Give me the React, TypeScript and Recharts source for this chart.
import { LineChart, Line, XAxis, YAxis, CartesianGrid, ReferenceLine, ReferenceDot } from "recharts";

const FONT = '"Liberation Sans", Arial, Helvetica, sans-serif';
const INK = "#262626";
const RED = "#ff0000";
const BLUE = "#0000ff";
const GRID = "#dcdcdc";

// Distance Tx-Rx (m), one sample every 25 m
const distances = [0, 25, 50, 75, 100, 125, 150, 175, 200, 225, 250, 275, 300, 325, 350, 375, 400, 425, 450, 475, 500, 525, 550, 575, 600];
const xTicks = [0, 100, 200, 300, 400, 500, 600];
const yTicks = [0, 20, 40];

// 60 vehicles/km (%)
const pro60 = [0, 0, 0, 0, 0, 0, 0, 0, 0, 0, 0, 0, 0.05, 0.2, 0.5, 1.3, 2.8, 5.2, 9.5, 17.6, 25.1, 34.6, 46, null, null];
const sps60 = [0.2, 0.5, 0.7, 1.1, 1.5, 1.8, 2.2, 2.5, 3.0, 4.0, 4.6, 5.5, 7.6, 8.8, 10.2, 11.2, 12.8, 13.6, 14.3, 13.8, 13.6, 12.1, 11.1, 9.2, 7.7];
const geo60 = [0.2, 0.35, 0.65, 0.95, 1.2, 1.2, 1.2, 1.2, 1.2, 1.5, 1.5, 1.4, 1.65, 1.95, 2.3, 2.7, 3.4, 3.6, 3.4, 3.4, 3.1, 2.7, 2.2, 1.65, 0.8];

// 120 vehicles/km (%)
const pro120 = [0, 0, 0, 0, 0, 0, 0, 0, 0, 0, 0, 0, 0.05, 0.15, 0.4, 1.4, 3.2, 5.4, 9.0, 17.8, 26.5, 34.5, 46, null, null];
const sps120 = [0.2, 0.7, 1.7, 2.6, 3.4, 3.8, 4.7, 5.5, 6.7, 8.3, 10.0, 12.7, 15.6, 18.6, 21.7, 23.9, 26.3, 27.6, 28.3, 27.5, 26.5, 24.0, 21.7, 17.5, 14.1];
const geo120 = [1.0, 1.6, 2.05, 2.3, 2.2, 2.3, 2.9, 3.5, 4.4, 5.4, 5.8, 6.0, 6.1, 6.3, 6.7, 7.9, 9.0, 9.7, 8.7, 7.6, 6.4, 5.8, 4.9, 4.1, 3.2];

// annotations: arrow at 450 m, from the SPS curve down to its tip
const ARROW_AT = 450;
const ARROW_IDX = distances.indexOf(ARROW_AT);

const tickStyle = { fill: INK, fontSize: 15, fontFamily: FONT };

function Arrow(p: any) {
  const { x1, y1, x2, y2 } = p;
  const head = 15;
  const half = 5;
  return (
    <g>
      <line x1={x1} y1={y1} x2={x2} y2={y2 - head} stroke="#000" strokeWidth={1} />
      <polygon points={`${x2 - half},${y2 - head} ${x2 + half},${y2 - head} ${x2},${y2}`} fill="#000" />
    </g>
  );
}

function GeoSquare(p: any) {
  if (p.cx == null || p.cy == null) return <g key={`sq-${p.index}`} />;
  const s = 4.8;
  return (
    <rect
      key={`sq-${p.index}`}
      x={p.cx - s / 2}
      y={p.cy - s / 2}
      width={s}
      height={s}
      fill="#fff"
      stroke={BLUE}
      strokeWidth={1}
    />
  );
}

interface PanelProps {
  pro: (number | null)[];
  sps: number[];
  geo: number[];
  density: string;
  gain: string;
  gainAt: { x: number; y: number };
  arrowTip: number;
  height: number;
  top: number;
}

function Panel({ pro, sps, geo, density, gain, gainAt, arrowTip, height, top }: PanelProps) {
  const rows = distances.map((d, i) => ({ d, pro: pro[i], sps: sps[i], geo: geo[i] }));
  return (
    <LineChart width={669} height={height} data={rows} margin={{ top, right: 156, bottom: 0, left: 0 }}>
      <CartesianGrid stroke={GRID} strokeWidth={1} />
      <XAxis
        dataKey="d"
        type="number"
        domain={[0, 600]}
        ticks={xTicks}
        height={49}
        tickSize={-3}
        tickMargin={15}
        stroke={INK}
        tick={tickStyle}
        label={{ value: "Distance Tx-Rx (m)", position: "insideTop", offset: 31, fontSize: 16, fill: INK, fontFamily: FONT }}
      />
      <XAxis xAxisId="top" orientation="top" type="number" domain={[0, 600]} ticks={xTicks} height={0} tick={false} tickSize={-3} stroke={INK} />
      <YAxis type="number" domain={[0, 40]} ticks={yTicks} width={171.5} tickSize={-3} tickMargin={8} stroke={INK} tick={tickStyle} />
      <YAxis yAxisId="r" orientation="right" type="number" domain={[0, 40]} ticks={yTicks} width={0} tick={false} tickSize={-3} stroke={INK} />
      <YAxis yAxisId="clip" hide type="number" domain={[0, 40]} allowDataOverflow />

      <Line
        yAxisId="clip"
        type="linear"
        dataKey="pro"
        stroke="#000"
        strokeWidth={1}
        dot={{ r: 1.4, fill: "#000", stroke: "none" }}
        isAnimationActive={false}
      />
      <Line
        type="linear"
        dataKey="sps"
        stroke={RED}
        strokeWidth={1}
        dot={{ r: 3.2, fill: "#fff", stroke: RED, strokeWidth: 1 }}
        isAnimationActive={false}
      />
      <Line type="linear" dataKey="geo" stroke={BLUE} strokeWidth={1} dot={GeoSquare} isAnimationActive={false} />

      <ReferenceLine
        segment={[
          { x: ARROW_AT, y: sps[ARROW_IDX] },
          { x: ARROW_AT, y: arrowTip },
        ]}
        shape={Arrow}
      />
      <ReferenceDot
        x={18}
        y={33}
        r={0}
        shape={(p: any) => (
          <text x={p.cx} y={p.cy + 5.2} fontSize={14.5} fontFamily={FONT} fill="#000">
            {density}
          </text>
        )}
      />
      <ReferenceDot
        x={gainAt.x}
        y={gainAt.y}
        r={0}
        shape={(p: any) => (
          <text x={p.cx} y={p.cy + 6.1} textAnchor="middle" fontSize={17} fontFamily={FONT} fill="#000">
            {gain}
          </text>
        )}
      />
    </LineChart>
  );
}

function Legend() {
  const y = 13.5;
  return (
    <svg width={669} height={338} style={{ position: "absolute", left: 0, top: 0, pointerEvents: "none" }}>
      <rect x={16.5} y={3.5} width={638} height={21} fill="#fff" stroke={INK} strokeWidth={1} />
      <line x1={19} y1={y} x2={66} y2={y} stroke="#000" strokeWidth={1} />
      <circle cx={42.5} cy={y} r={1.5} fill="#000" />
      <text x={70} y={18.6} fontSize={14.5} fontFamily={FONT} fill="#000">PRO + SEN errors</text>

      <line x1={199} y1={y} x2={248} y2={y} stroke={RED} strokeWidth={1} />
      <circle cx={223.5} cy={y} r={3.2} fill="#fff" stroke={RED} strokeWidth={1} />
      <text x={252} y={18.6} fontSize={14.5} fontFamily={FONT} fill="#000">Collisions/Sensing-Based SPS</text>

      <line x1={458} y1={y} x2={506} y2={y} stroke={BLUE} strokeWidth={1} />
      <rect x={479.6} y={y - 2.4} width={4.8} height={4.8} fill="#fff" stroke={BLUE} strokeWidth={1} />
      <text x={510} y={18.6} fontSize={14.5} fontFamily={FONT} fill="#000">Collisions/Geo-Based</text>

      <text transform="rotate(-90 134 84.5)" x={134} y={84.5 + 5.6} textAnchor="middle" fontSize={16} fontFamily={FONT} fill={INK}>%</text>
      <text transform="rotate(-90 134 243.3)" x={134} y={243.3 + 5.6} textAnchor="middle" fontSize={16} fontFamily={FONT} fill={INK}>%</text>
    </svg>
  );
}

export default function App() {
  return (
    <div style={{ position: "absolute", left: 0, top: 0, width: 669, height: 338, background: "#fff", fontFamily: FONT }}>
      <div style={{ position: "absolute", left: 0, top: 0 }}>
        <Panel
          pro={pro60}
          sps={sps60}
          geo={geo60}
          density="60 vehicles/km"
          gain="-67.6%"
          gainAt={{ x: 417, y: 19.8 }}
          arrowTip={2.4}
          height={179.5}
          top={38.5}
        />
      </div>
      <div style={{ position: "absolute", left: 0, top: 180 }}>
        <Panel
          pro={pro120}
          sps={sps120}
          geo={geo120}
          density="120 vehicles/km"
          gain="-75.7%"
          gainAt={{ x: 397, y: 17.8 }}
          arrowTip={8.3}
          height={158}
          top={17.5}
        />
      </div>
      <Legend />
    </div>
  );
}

====

| AIM |
Emit, unaltered, the lines from the top of the listing down through the line that holds "2.2, 1.65, 0.8];"; emit nothing else.

| ANSWER TO THIS TASK |
Give me the React, TypeScript and Recharts source for this chart.
import { LineChart, Line, XAxis, YAxis, CartesianGrid, ReferenceLine, ReferenceDot } from "recharts";

const FONT = '"Liberation Sans", Arial, Helvetica, sans-serif';
const INK = "#262626";
const RED = "#ff0000";
const BLUE = "#0000ff";
const GRID = "#dcdcdc";

// Distance Tx-Rx (m), one sample every 25 m
const distances = [0, 25, 50, 75, 100, 125, 150, 175, 200, 225, 250, 275, 300, 325, 350, 375, 400, 425, 450, 475, 500, 525, 550, 575, 600];
const xTicks = [0, 100, 200, 300, 400, 500, 600];
const yTicks = [0, 20, 40];

// 60 vehicles/km (%)
const pro60 = [0, 0, 0, 0, 0, 0, 0, 0, 0, 0, 0, 0, 0.05, 0.2, 0.5, 1.3, 2.8, 5.2, 9.5, 17.6, 25.1, 34.6, 46, null, null];
const sps60 = [0.2, 0.5, 0.7, 1.1, 1.5, 1.8, 2.2, 2.5, 3.0, 4.0, 4.6, 5.5, 7.6, 8.8, 10.2, 11.2, 12.8, 13.6, 14.3, 13.8, 13.6, 12.1, 11.1, 9.2, 7.7];
const geo60 = [0.2, 0.35, 0.65, 0.95, 1.2, 1.2, 1.2, 1.2, 1.2, 1.5, 1.5, 1.4, 1.65, 1.95, 2.3, 2.7, 3.4, 3.6, 3.4, 3.4, 3.1, 2.7, 2.2, 1.65, 0.8];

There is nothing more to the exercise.